WHAT is a pint? At one time this was an important question as it varied throughout the country.

In Stirling, the standard pint measure, being over 500 years old, sits in the Smith Art Gallery and Museum, where it has been held since 1897.

By an Act of the Scottish Parliament in 1457, during the reign of James II, various burghs in Scotland were appointed to keep the standard weights and measures and it was up to them to issue duplicates to the burghs when necessary.

At the time, Edinburgh was the principal market for cloth and was assigned the Ell wand. Perth was the principal market for yarn and assigned the reel, with Lanark, the chief wool market, assigned the stone. Linlithgow traded in grain and had the firlot and half firlot, while Stirling, which was especially famous for distilled and fermented drinks, was responsible for the pint.

Three identical jugs were made and sent to Aberdeen, Edinburgh, and Perth, each one holding the equivalent of three imperial pints.

However, during research carried out by staff at the National Museum of Scotland the Stirling jug held at the Smith has been dated to 1511, when it was made at Edinburgh Castle by Robert Borthwick, the king’s master gun-maker whose main role was to cast canon.

It is made of brass and is in the form of a hollow truncated cone. It is six inches (around 15cm) deep and just over four inches (approx.10cm) in diameter at the mouth, but just over five inches (approx. 12.5cm) at the bottom. It weighs 14 pounds 10 ounces (6.65kg).

The handle is fixed with two brass nails and the whole thing has the appearance in keeping with the period.

On the front near the mouth in relief, there is a shield with the lion rampant, and near the bottom is another shield.

Some believed the figure on the second shield, which is considerably faded, was a wolf, possibly reference to the burgh arms, especially due to the letter S being present, perhaps signifying Stirling.

However, others believed it was the She-Wolf with twin infant pups and bears reference to the Roman system of weights and measures. Others still believed it may have been the infant Jesus.

Within the Stirling burgh records, on 19th October 1599, Robert Robertson, a peuterer, was given the order by the council to make all the stoups, agreeing to the measure of the jugs, and to stamp them with the town’s stamp. He was to present the stamp to the council annually.

BY AN ACT OF PARLIAMENT passed in 1618 it was decreed the wheat and pease firlot was to contain 21 ¼ pints, while bere barley and oat firlot was 31 pints, of the Stirling jug measurement.

In connection with the statute the jug was taken to Edinburgh and on January 17, 1618, the records show the stoup or jug was to be sent to the appointed commissioners in order to make the weights and measures conform, and on the 19th the jug was to be sent to Edinburgh with Dougal Galloway to 'John Shearer, bailie, being presently there, to the effect he may produce the same before the said commissioners’.
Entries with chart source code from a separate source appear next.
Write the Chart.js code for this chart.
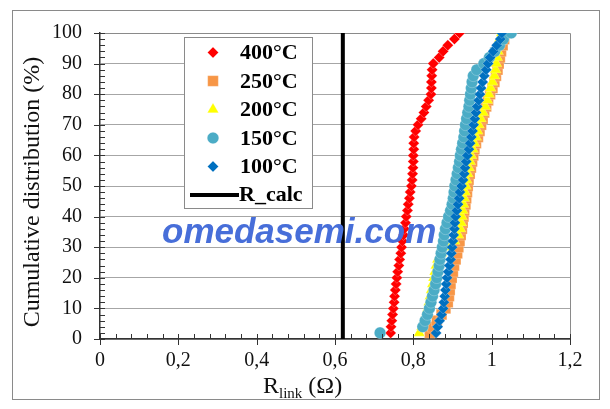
<!DOCTYPE html>
<html>
<head>
<meta charset="utf-8">
<script src="https://cdn.jsdelivr.net/npm/chart.js@4.4.1/dist/chart.umd.min.js"></script>
<style>
    html, body { margin: 0; padding: 0; background: #fff; }
</style>
</head>
<body>
<canvas id="graficoDist" width="610" height="409"></canvas>
<script>
// Distribuição cumulativa (%) - eixo Y
const cumPct = [2, 4, 6, 8, 10, 12, 14, 16, 18, 20, 22, 24, 26, 28, 30, 32, 34, 36, 38, 40,
    42, 44, 46, 48, 50, 52, 54, 56, 58, 60, 62, 64, 66, 68, 70, 72, 74, 76, 78, 80,
    82, 84, 86, 88, 90, 92, 94, 96, 98, 100];

// R_link (Ohm) por temperatura
const r400 = [.742, .743, .745, .747, .749, .751, .752, .754, .756, .758,
    .760, .763, .765, .768, .770, .772, .775, .777, .780, .782,
    .785, .787, .790, .792, .795, .797, .798, .799, .800, .800,
    .801, .801, .802, .806, .812, .820, .827, .833, .839, .845,
    .846, .846, .847, .848, .851, .866, .876, .888, .905, .918];
const r250 = [.842, .850, .860, .872, .882, .888, .891, .893, .895, .898,
    .901, .904, .908, .912, .915, .918, .921, .924, .926, .928,
    .930, .933, .935, .937, .939, .941, .944, .947, .950, .953,
    .956, .960, .965, .969, .973, .977, .981, .986, .991, .996,
    1.002, 1.007, 1.011, 1.015, 1.018, 1.021, 1.024, 1.028, 1.032, 1.034];
const r200 = [.815, .822, .828, .833, .837, .840, .843, .846, .849, .852,
    .855, .858, .862, .872, .888, .905, .915, .920, .922, .924,
    .926, .928, .930, .932, .934, .936, .939, .942, .945, .948,
    .952, .956, .960, .964, .967, .972, .978, .984, .989, .993,
    .997, 1.002, 1.007, 1.010, 1.012, 1.014, 1.016, 1.018, 1.020, 1.025];
const r150 = [.715, .824, .830, .836, .841, .845, .849, .853, .857, .860,
    .863, .866, .868, .871, .874, .877, .879, .882, .886, .890,
    .895, .899, .902, .904, .906, .909, .912, .915, .918, .920,
    .923, .926, .929, .931, .933, .936, .939, .942, .944, .946,
    .948, .950, .953, .962, .980, .994, 1.008, 1.020, 1.030, 1.050];
const r100 = [.858, .862, .867, .872, .876, .878, .880, .882, .884, .886,
    .889, .892, .895, .897, .899, .901, .903, .905, .906, .908,
    .911, .914, .917, .919, .923, .927, .930, .932, .935, .938,
    .942, .945, .948, .951, .954, .957, .960, .963, .967, .970,
    .973, .977, .981, .986, .991, .996, 1.004, 1.013, 1.022, 1.026];

// Linha vertical R_calc
const rCalc = 0.62;
const rCalcY = [0, 100];

// Rótulos dos eixos
const xTickLabels = ['0', '0,2', '0,4', '0,6', '0,8', '1', '1,2'];
const yTickLabels = ['0', '10', '20', '30', '40', '50', '60', '70', '80', '90', '100'];

const pontos = (xs) => cumPct.map((y, i) => ({ x: xs[i], y: y }));

const serif = "'Liberation Serif', 'Times New Roman', serif";
const contorno = 'rgba(255,255,255,0.3)';

const series = [
    { label: '400°C', data: pontos(r400), color: '#ff0000', style: 'rectRot', radius: 5.5, order: 4 },
    { label: '250°C', data: pontos(r250), color: '#f79646', style: 'rect', radius: 7.5, order: 3 },
    { label: '200°C', data: pontos(r200), color: '#ffff00', style: 'triangle', radius: 6.5, order: 2 },
    { label: '150°C', data: pontos(r150), color: '#4bacc6', style: 'circle', radius: 5.8, order: 1 },
    { label: '100°C', data: pontos(r100), color: '#0070c0', style: 'rectRot', radius: 5.5, order: 0 }
];

const datasets = series.map(s => ({
    label: s.label,
    data: s.data,
    showLine: false,
    pointStyle: s.style,
    pointRadius: s.radius,
    backgroundColor: s.color,
    borderColor: contorno,
    pointBorderWidth: 0.8,
    order: s.order
}));

datasets.push({
    label: 'R_calc',
    type: 'line',
    data: rCalcY.map(y => ({ x: rCalc, y: y })),
    borderColor: '#000',
    borderWidth: 4,
    pointRadius: 0,
    order: 5
});

// Desenho dos marcadores (legenda)
function marcador(ctx, s, x, y) {
    ctx.fillStyle = s.color;
    ctx.strokeStyle = contorno;
    ctx.lineWidth = 0.8;
    Chart.helpers.drawPoint(ctx, { pointStyle: s.style, radius: s.radius, rotation: 0, borderWidth: 0.8 }, x, y);
}

const extras = {
    id: 'extras',
    beforeDraw(chart) {
        const ctx = chart.ctx;
        ctx.save();
        ctx.fillStyle = '#fff';
        ctx.fillRect(0, 0, chart.width, chart.height);
        ctx.strokeStyle = '#8a8a8a';
        ctx.lineWidth = 1;
        ctx.strokeRect(12.5, 10.5, 587, 389);
        ctx.restore();
    },
    beforeDatasetsDraw(chart) {
        const ctx = chart.ctx;
        const a = chart.chartArea;
        ctx.save();
        ctx.strokeStyle = '#8a8a8a';
        ctx.lineWidth = 1;
        ctx.beginPath();
        ctx.moveTo(a.left, a.top + 0.5);
        ctx.lineTo(a.right + 0.5, a.top + 0.5);
        ctx.lineTo(a.right + 0.5, a.bottom);
        ctx.stroke();
        ctx.restore();
    },
    afterDraw(chart) {
        const ctx = chart.ctx;
        const a = chart.chartArea;
        const xs = chart.scales.x;
        const ys = chart.scales.y;
        ctx.save();

        // marcas dos eixos
        ctx.strokeStyle = '#333';
        ctx.lineWidth = 1;
        ctx.beginPath();
        for (let v = 0; v <= 100; v += 2) {
            const py = Math.round(ys.getPixelForValue(v)) + 0.5;
            ctx.moveTo(v % 10 === 0 ? a.left - 6 : a.left, py);
            ctx.lineTo(a.left + 5, py);
        }
        for (let k = 0; k <= 30; k++) {
            const px = Math.round(xs.getPixelForValue(k * 0.04)) + 0.5;
            ctx.moveTo(px, a.bottom - 5);
            ctx.lineTo(px, k % 5 === 0 ? a.bottom + 6 : a.bottom);
        }
        ctx.stroke();

        // títulos dos eixos
        ctx.fillStyle = '#111';
        ctx.font = '24px ' + serif;
        ctx.textBaseline = 'alphabetic';
        ctx.textAlign = 'left';
        let tx = 263;
        ctx.fillText('R', tx, 393);
        tx += ctx.measureText('R').width;
        ctx.font = '15px ' + serif;
        ctx.fillText('link', tx, 398);
        tx += ctx.measureText('link').width;
        ctx.font = '24px ' + serif;
        ctx.fillText(' (Ω)', tx, 393);

        ctx.save();
        ctx.translate(33, 192);
        ctx.rotate(-Math.PI / 2);
        ctx.textAlign = 'center';
        ctx.textBaseline = 'middle';
        ctx.fillText('Cumulative distribution (%)', 0, 0);
        ctx.restore();

        // legenda
        const lx = 184, ly = 37, lw = 128, lh = 171, rowH = 28.5;
        ctx.fillStyle = '#fff';
        ctx.fillRect(lx, ly, lw, lh);
        ctx.strokeStyle = '#8a8a8a';
        ctx.lineWidth = 1;
        ctx.strokeRect(lx + 0.5, ly + 0.5, lw, lh);
        ctx.font = 'bold 22px ' + serif;
        ctx.textBaseline = 'middle';
        ctx.textAlign = 'left';
        series.forEach((s, i) => {
            const cy = ly + 15.5 + i * rowH;
            marcador(ctx, s, lx + 29, cy);
            ctx.fillStyle = '#000';
            ctx.fillText(s.label, lx + 56, cy + 1);
        });
        const cyR = ly + 15.5 + 5 * rowH;
        ctx.strokeStyle = '#000';
        ctx.lineWidth = 4;
        ctx.beginPath();
        ctx.moveTo(lx + 6, cyR);
        ctx.lineTo(lx + 55, cyR);
        ctx.stroke();
        ctx.fillStyle = '#000';
        ctx.fillText('R_calc', lx + 55, cyR);

        // marca d'água
        ctx.font = 'italic bold 35px "Liberation Sans", Arial, sans-serif';
        ctx.fillStyle = '#476ed9';
        ctx.textBaseline = 'alphabetic';
        ctx.fillText('omedasemi.com', 162, 243);
        ctx.restore();
    }
};

const grafico = new Chart(
    document.getElementById('graficoDist'),
    {
        type: 'scatter',
        data: { datasets: datasets },
        options: {
            responsive: false,
            devicePixelRatio: 1,
            animation: false,
            events: [],
            layout: { padding: { left: 0, right: 40, top: 33, bottom: 0 } },
            plugins: {
                legend: { display: false },
                tooltip: { enabled: false }
            },
            scales: {
                x: {
                    type: 'linear',
                    min: 0,
                    max: 1.2,
                    afterFit: (s) => { s.height = 70; },
                    afterBuildTicks: (s) => { s.ticks = xTickLabels.map((t, i) => ({ value: i * 0.2 })); },
                    ticks: {
                        padding: 10,
                        color: '#111',
                        font: { family: serif, size: 20 },
                        callback: (v, i) => xTickLabels[i]
                    },
                    grid: { drawOnChartArea: false, drawTicks: false },
                    border: { color: '#333', width: 1.5 }
                },
                y: {
                    min: 0,
                    max: 100,
                    afterFit: (s) => { s.width = 100; },
                    ticks: {
                        stepSize: 10,
                        padding: 18,
                        color: '#111',
                        font: { family: serif, size: 20 },
                        callback: (v, i) => yTickLabels[i]
                    },
                    grid: { color: '#a6a6a6', lineWidth: 1, drawTicks: false },
                    border: { color: '#333', width: 1.5 }
                }
            }
        },
        plugins: [extras]
    }
);
</script>
</body>
</html>
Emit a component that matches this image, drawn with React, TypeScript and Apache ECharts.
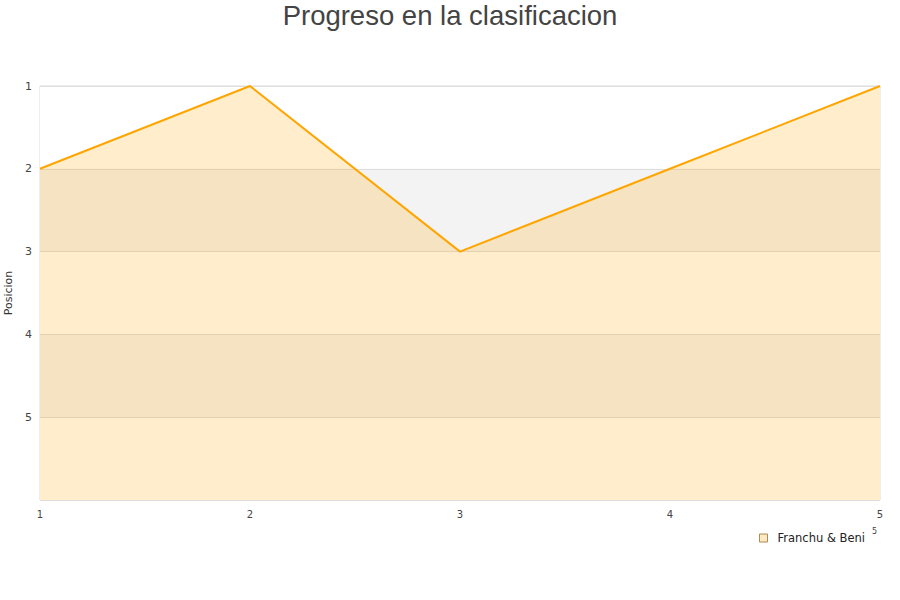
import React, { useEffect, useRef } from "react";
import * as echarts from "echarts";

const jornadas = ["1", "2", "3", "4", "5"];
const posiciones = [2, 1, 3, 2, 1];
const seriesName = "Franchu & Beni";
const titleText = "Progreso en la clasificacion";
const yAxisName = "Posicion";

export default function App() {
  const ref = useRef<HTMLDivElement>(null);
  useEffect(() => {
    const chart = echarts.init(ref.current!, null, { renderer: "svg" });
    chart.setOption({
      animation: false,
      title: {
        text: titleText,
        left: "center",
        top: -4,
        textStyle: {
          fontFamily: "Liberation Sans, Arial, sans-serif",
          fontSize: 27.5,
          fontWeight: "normal",
          color: "#444",
        },
      },
      grid: {
        left: 40,
        right: 20,
        top: 86,
        bottom: 100,
        containLabel: false,
        outerBoundsMode: "none",
        show: true,
        borderColor: "#dddddd",
        borderWidth: 1,
        backgroundColor: "transparent",
      },
      legend: {
        data: [
          {
            name: seriesName,
            icon: "rect",
            itemStyle: {
              color: "#fde9c4",
              borderColor: "#b08a50",
              borderWidth: 1,
              opacity: 1,
            },
          },
        ],
        left: 754,
        top: 527,
        itemWidth: 8,
        itemHeight: 8,
        itemGap: 8,
        textStyle: {
          fontFamily: "DejaVu Sans, sans-serif",
          fontSize: 11.5,
          color: "#222",
          padding: [0, 0, 0, 5],
        },
      },
      xAxis: {
        type: "category",
        data: jornadas,
        boundaryGap: false,
        axisLine: { show: false },
        axisTick: { show: false },
        splitLine: { show: false },
        axisLabel: {
          fontFamily: "DejaVu Sans, sans-serif",
          fontSize: 10,
          color: "#444",
          margin: 9,
        },
      },
      yAxis: {
        type: "value",
        inverse: true,
        min: 1,
        max: 6,
        interval: 1,
        name: yAxisName,
        nameLocation: "middle",
        nameGap: 21,
        nameTextStyle: { fontFamily: "DejaVu Sans, sans-serif", fontSize: 11, color: "#333" },
        axisLine: { show: false },
        axisTick: { show: false },
        axisLabel: {
          fontFamily: "DejaVu Sans, sans-serif",
          fontSize: 11,
          color: "#444",
          margin: 8,
          formatter: (v: number) => (v >= 6 ? "" : String(v)),
        },
        splitLine: { show: true, lineStyle: { color: "#dddddd", width: 1 } },
        splitArea: {
          show: true,
          areaStyle: { color: ["#ffffff", "#f3f3f3"] },
        },
      },
      graphic: [
        {
          type: "text",
          left: 872,
          top: 527,
          style: { text: "5", fontSize: 8, fill: "#444", fontFamily: "DejaVu Sans, sans-serif" },
        },
      ],
      series: [
        {
          name: seriesName,
          type: "line",
          data: posiciones,
          showSymbol: false,
          symbol: "none",
          lineStyle: { color: "#ffa500", width: 2 },
          itemStyle: { color: "#ffa500" },
          areaStyle: { color: "rgba(255,165,0,0.2)", opacity: 1, origin: "end" },
        },
      ],
    });
    return () => chart.dispose();
  }, []);
  return <div ref={ref} style={{ width: 900, height: 600, position: "absolute", left: 0, top: 0 }} />;
}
On May 4, 1618 John Shearer, James Forrester, both bailies, and John Williamson, a clerk, were to write to Edinburgh the next council day ‘to deal for one warrant of the jug to be dispersed throughout the whole burgh as Linlithgow has done for the firlot’.

Following the adjustment of the weights and measures, sets of standard liquid measures were supplied by the Stirling municipal authorities to the several free burghs throughout Scotland.

The question of Stirling to have the right to hold and issue the standard liquid measure came about the time of the union in 1707 and steps were taken to prove the town’s authority on its claims.

On November 1, 1707, the town asserted its rights with regards to the jug, as well as the Scots pint. The following year a reissue of standard measures was made on July 24, 1708.

In 1750, inquiries got underway in Stirling as the jug went missing. The Rev Alexander Bryce of Edinburgh had come to see it, then held by the council, but when the magistrates showed it to him, he concluded it could not be the original. Searches got underway immediately.

Two years later it was finally found by mere chance amongst a heap of timber in an attic in Broad Street.

The man who had it, Mr Urquhart, had been testing it as he was a coppersmith. He had tossed it under a heap of other goods he had not managed to sell and had simply forgotten about it.

Today, the jug rarely leaves The Smith Art Gallery and Museum, where it is on public display. However, in days gone by it was often used at civic functions such as the laying of the foundation stone of the Wallace Monument on Monday June 24, 1861, when it was carried by the Guildry Officer to Abbey Craig.